I’ve looked at the concept of gods dying and being resurrected before, and it really seems like there’s a tendency to ascribe more similarities to the various myths of the sort than there really are. It’s a common theme, but not all the stories work the same way. It’s been proposed that the entire story of Jesus’ death and resurrection, and sometimes even the basic outline of his life, are based on an earlier myth. There’s still a meme going around that originated sometime in the nineteenth century with an amateur Egyptologist named Gerald Massey, who insists that the Egyptian god Horus was said to have been born of a virgin, baptized in a river, led twelve disciples, crucified between two thieves, and come back to life after three days.
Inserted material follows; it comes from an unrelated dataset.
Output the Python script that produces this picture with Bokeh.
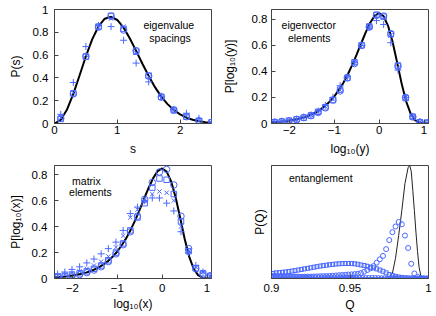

Now, Egyptian mythology developed a lot over the centuries, but I have yet to see any evidence outside the meme itself that ANY of these things are accurate. About the closest you can get is that Isis is said to have healed her son after he was stung by a scorpion or bitten by a snake, but it’s a real stretch to say that that counts as a resurrection.
I’ve also seen accounts of Krishna and Dionysus being crucified, but more reliable sources indicate that Krishna was killed with an arrow, while Dionysus was either transferred into Zeus’s leg after his mother died or revived after being torn apart by Titans. There’s definitely a recurring theme here, but is there necessarily any conspiracy involved? I mean, people in every society die, so being able to conquer death would be pretty much the ultimate miracle no matter where you go.
When comparing and contrasting such myths, I would say it’s important to acknowledge that not every culture or religion saw death in the same way. Some teach that life just ends, others believe in a spiritual or physical afterlife, and still others favor reincarnation or the soul being absorbed into nature. I’ve seen references to the ancient Greek dead as “shades,” but they must have some physical being if they can feel the pleasures of Elysium or the torments of Tartarus. If Orpheus had been successful in rescuing Eurydice from Hades, what form would she have taken back in the world of the living? Would she have been a ghost, regained the use of her body, or gotten a new body? The indication in Greek mythology seems to be that it would be physically possible for the dead to return to the surface, but the gods make sure it doesn’t happen, because it would mess up the established order. For that matter, can a god die at all, and if so will they stay dead? Osiris was reassembled after having his body cut to pieces, but had to remain in the underworld.
Persephone is forced to commute between Hades and the surface, but as the daughter of two of the top Olympians, I doubt she could actually die.
Baldur does straight-up die, but it’s said that he could have come back if it weren’t for Loki‘s interference, and he actually will return to life after most of the other gods bite the dust at Ragnarok.
And would Ganesh losing his head and having it replaced count as a resurrection?
Also, early Christians disagreed on the exact nature of Jesus’ resurrection, as well as whether or not he was actually God. The orthodox answer was kind of similar to that of avatars in Hinduism. The Greek and Norse gods would hang out on Earth incognito, but I don’t know of any stories of their flat-out living an entire human life from birth to death. On the other hand, Krishna didn’t have his earthly body restored after dying, but just returned to being Vishnu.
The Trinity can perhaps also be linked to the Hindu Trimurti, but many other religions have gods taking on multiple aspects.
I couldn’t say whether there was actual Indian influence on early Christianity, or vice versa for that matter. The orthodox Christian view does seem to incorporate both Jewish and pagan elements, but that doesn’t mean it directly parallels anything else. Certainly, a lot of things Christians seem to take for granted wouldn’t have really fit into a first-century Jewish mindset, at least from what I know of it. There were ideas that the Messiah could be either an Earthly king or a heavenly being, but I don’t know of one that he’d actually be God in the flesh, or that he would suffer and die for humanity, come back to life, be born of a virgin, release people from the Law of Moses (I doubt many of them would have seen that as something from which they’d WANT to be free), or fulfill a bunch of scripture that wasn’t previously regarded as messianic prophecy. For that matter, Jesus as the ultimate sacrifice is based on the Jewish notion of animal sacrifice to atone for sin, but that wasn’t the ONLY purpose of the sacrificial system. It’s strange that there are still Christians who insist the Jews of the time rejected their Messiah, when Jesus didn’t really do anything the Messiah was supposed to do. Even if there HAD been proof that he came back from the dead (and I don’t think there was), there are other scriptural accounts of people coming back to life, and they weren’t worshipped. There are also stories of people who aren’t on God’s side being able to do miraculous deeds. Perhaps that’s part of why, despite deriving from Judaism and being centered around a Jew, Christianity caught on more with gentiles. They might have seen some appealing similarities to their previous beliefs, but that doesn’t make it a direct rip-off of Horus or Osiris.
You have to turn the crank and listen to “Pop Goes the Weasel” before Jesus comes out.